▸ AIM
All of the material below is to be restated word for word, apart from the pictures.

▸ SUPPLIED INFORMATION
----------------------------------------

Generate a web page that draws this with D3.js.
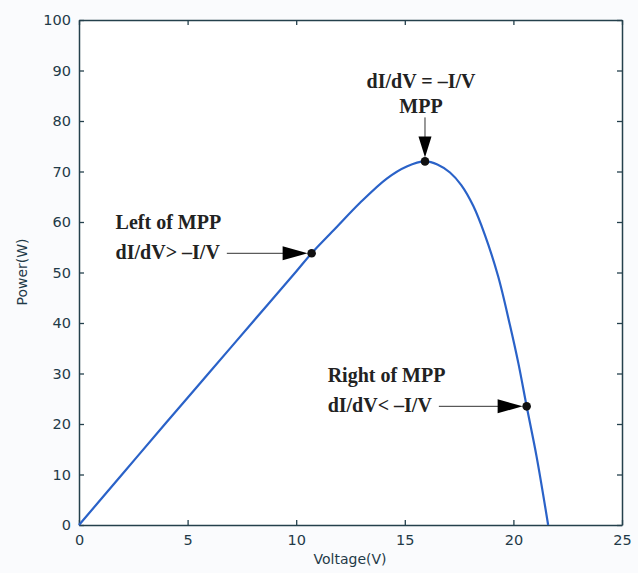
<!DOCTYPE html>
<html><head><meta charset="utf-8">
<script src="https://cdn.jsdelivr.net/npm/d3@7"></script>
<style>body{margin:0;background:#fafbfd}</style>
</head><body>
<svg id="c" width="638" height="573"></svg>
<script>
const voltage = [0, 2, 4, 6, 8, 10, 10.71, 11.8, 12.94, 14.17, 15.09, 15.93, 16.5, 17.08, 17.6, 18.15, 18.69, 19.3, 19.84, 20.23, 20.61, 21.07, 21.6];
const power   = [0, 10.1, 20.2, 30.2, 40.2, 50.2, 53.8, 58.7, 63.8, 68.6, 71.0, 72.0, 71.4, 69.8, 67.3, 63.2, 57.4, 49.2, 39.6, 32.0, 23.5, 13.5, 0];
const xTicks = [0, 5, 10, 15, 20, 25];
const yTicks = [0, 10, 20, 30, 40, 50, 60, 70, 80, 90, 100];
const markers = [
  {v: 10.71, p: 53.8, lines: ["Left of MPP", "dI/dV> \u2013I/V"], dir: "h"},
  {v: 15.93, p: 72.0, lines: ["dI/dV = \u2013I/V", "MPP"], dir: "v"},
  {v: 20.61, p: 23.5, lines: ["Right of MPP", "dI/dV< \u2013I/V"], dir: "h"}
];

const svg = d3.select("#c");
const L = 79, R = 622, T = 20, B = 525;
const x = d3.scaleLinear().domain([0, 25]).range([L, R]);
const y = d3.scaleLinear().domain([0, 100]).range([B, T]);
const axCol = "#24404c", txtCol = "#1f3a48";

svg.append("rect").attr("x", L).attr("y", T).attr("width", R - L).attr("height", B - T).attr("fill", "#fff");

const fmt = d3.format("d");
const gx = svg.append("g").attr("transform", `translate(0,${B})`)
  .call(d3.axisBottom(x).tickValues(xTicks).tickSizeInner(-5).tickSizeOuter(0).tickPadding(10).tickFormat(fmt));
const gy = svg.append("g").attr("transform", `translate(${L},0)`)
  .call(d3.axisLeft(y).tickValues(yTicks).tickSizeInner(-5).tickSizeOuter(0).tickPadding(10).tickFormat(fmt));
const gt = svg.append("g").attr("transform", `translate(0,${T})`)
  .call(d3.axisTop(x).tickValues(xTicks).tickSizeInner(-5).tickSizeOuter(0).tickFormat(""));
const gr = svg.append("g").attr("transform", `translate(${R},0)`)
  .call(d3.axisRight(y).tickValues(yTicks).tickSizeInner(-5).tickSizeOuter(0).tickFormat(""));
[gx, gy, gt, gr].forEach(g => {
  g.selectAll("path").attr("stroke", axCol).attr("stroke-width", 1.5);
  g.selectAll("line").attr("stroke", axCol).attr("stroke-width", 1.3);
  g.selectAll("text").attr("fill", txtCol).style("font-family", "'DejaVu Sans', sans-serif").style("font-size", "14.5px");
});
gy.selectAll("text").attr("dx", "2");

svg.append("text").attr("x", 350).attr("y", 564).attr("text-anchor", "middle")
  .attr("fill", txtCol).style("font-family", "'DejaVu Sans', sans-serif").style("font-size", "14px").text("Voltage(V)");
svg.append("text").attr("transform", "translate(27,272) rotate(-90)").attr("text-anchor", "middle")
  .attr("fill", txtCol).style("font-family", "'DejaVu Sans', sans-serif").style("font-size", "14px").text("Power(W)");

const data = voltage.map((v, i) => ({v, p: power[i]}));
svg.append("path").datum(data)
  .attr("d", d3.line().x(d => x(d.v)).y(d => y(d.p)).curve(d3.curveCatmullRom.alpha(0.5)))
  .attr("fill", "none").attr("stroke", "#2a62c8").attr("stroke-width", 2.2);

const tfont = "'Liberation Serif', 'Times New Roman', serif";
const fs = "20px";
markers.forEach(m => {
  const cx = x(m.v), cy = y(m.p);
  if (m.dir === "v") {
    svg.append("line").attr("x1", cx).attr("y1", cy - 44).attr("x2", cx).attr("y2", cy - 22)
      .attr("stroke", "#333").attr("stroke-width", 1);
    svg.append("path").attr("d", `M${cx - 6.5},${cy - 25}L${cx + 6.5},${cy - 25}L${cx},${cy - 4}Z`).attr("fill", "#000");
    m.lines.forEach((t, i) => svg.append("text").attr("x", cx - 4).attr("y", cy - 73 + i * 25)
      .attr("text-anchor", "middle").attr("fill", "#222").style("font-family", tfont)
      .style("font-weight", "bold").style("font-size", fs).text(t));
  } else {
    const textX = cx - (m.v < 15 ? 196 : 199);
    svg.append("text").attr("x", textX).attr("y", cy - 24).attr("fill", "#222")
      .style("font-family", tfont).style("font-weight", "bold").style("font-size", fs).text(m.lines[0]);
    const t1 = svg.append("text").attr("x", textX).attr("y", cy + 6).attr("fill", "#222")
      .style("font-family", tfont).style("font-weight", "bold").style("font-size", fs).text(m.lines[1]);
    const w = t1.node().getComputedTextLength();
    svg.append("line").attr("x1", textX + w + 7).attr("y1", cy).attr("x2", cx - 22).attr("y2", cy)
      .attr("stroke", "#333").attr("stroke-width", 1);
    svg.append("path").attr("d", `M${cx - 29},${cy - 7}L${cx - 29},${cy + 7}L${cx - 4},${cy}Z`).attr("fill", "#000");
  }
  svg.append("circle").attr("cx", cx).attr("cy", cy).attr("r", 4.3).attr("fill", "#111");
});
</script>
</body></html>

----------------------------------------

▸ ANSWER TO THE PROBLEM
Generate a web page that draws this with D3.js.
<!DOCTYPE html>
<html><head><meta charset="utf-8">
<script src="https://cdn.jsdelivr.net/npm/d3@7"></script>
<style>body{margin:0;background:#fafbfd}</style>
</head><body>
<svg id="c" width="638" height="573"></svg>
<script>
const voltage = [0, 2, 4, 6, 8, 10, 10.71, 11.8, 12.94, 14.17, 15.09, 15.93, 16.5, 17.08, 17.6, 18.15, 18.69, 19.3, 19.84, 20.23, 20.61, 21.07, 21.6];
const power   = [0, 10.1, 20.2, 30.2, 40.2, 50.2, 53.8, 58.7, 63.8, 68.6, 71.0, 72.0, 71.4, 69.8, 67.3, 63.2, 57.4, 49.2, 39.6, 32.0, 23.5, 13.5, 0];
const xTicks = [0, 5, 10, 15, 20, 25];
const yTicks = [0, 10, 20, 30, 40, 50, 60, 70, 80, 90, 100];
const markers = [
  {v: 10.71, p: 53.8, lines: ["Left of MPP", "dI/dV> \u2013I/V"], dir: "h"},
  {v: 15.93, p: 72.0, lines: ["dI/dV = \u2013I/V", "MPP"], dir: "v"},
  {v: 20.61, p: 23.5, lines: ["Right of MPP", "dI/dV< \u2013I/V"], dir: "h"}
];

const svg = d3.select("#c");
const L = 79, R = 622, T = 20, B = 525;
const x = d3.scaleLinear().domain([0, 25]).range([L, R]);
const y = d3.scaleLinear().domain([0, 100]).range([B, T]);
const axCol = "#24404c", txtCol = "#1f3a48";

svg.append("rect").attr("x", L).attr("y", T).attr("width", R - L).attr("height", B - T).attr("fill", "#fff");

const fmt = d3.format("d");
const gx = svg.append("g").attr("transform", `translate(0,${B})`)
  .call(d3.axisBottom(x).tickValues(xTicks).tickSizeInner(-5).tickSizeOuter(0).tickPadding(10).tickFormat(fmt));
const gy = svg.append("g").attr("transform", `translate(${L},0)`)
  .call(d3.axisLeft(y).tickValues(yTicks).tickSizeInner(-5).tickSizeOuter(0).tickPadding(10).tickFormat(fmt));
const gt = svg.append("g").attr("transform", `translate(0,${T})`)
  .call(d3.axisTop(x).tickValues(xTicks).tickSizeInner(-5).tickSizeOuter(0).tickFormat(""));
const gr = svg.append("g").attr("transform", `translate(${R},0)`)
  .call(d3.axisRight(y).tickValues(yTicks).tickSizeInner(-5).tickSizeOuter(0).tickFormat(""));
[gx, gy, gt, gr].forEach(g => {
  g.selectAll("path").attr("stroke", axCol).attr("stroke-width", 1.5);
  g.selectAll("line").attr("stroke", axCol).attr("stroke-width", 1.3);
  g.selectAll("text").attr("fill", txtCol).style("font-family", "'DejaVu Sans', sans-serif").style("font-size", "14.5px");
});
gy.selectAll("text").attr("dx", "2");

svg.append("text").attr("x", 350).attr("y", 564).attr("text-anchor", "middle")
  .attr("fill", txtCol).style("font-family", "'DejaVu Sans', sans-serif").style("font-size", "14px").text("Voltage(V)");
svg.append("text").attr("transform", "translate(27,272) rotate(-90)").attr("text-anchor", "middle")
  .attr("fill", txtCol).style("font-family", "'DejaVu Sans', sans-serif").style("font-size", "14px").text("Power(W)");

const data = voltage.map((v, i) => ({v, p: power[i]}));
svg.append("path").datum(data)
  .attr("d", d3.line().x(d => x(d.v)).y(d => y(d.p)).curve(d3.curveCatmullRom.alpha(0.5)))
  .attr("fill", "none").attr("stroke", "#2a62c8").attr("stroke-width", 2.2);

const tfont = "'Liberation Serif', 'Times New Roman', serif";
const fs = "20px";
markers.forEach(m => {
  const cx = x(m.v), cy = y(m.p);
  if (m.dir === "v") {
    svg.append("line").attr("x1", cx).attr("y1", cy - 44).attr("x2", cx).attr("y2", cy - 22)
      .attr("stroke", "#333").attr("stroke-width", 1);
    svg.append("path").attr("d", `M${cx - 6.5},${cy - 25}L${cx + 6.5},${cy - 25}L${cx},${cy - 4}Z`).attr("fill", "#000");
    m.lines.forEach((t, i) => svg.append("text").attr("x", cx - 4).attr("y", cy - 73 + i * 25)
      .attr("text-anchor", "middle").attr("fill", "#222").style("font-family", tfont)
      .style("font-weight", "bold").style("font-size", fs).text(t));
  } else {
    const textX = cx - (m.v < 15 ? 196 : 199);
    svg.append("text").attr("x", textX).attr("y", cy - 24).attr("fill", "#222")
      .style("font-family", tfont).style("font-weight", "bold").style("font-size", fs).text(m.lines[0]);
    const t1 = svg.append("text").attr("x", textX).attr("y", cy + 6).attr("fill", "#222")
      .style("font-family", tfont).style("font-weight", "bold").style("font-size", fs).text(m.lines[1]);
    const w = t1.node().getComputedTextLength();
    svg.append("line").attr("x1", textX + w + 7).attr("y1", cy).attr("x2", cx - 22).attr("y2", cy)
      .attr("stroke", "#333").attr("stroke-width", 1);
    svg.append("path").attr("d", `M${cx - 29},${cy - 7}L${cx - 29},${cy + 7}L${cx - 4},${cy}Z`).attr("fill", "#000");
  }
  svg.append("circle").attr("cx", cx).attr("cy", cy).attr("r", 4.3).attr("fill", "#111");
});
</script>
</body></html>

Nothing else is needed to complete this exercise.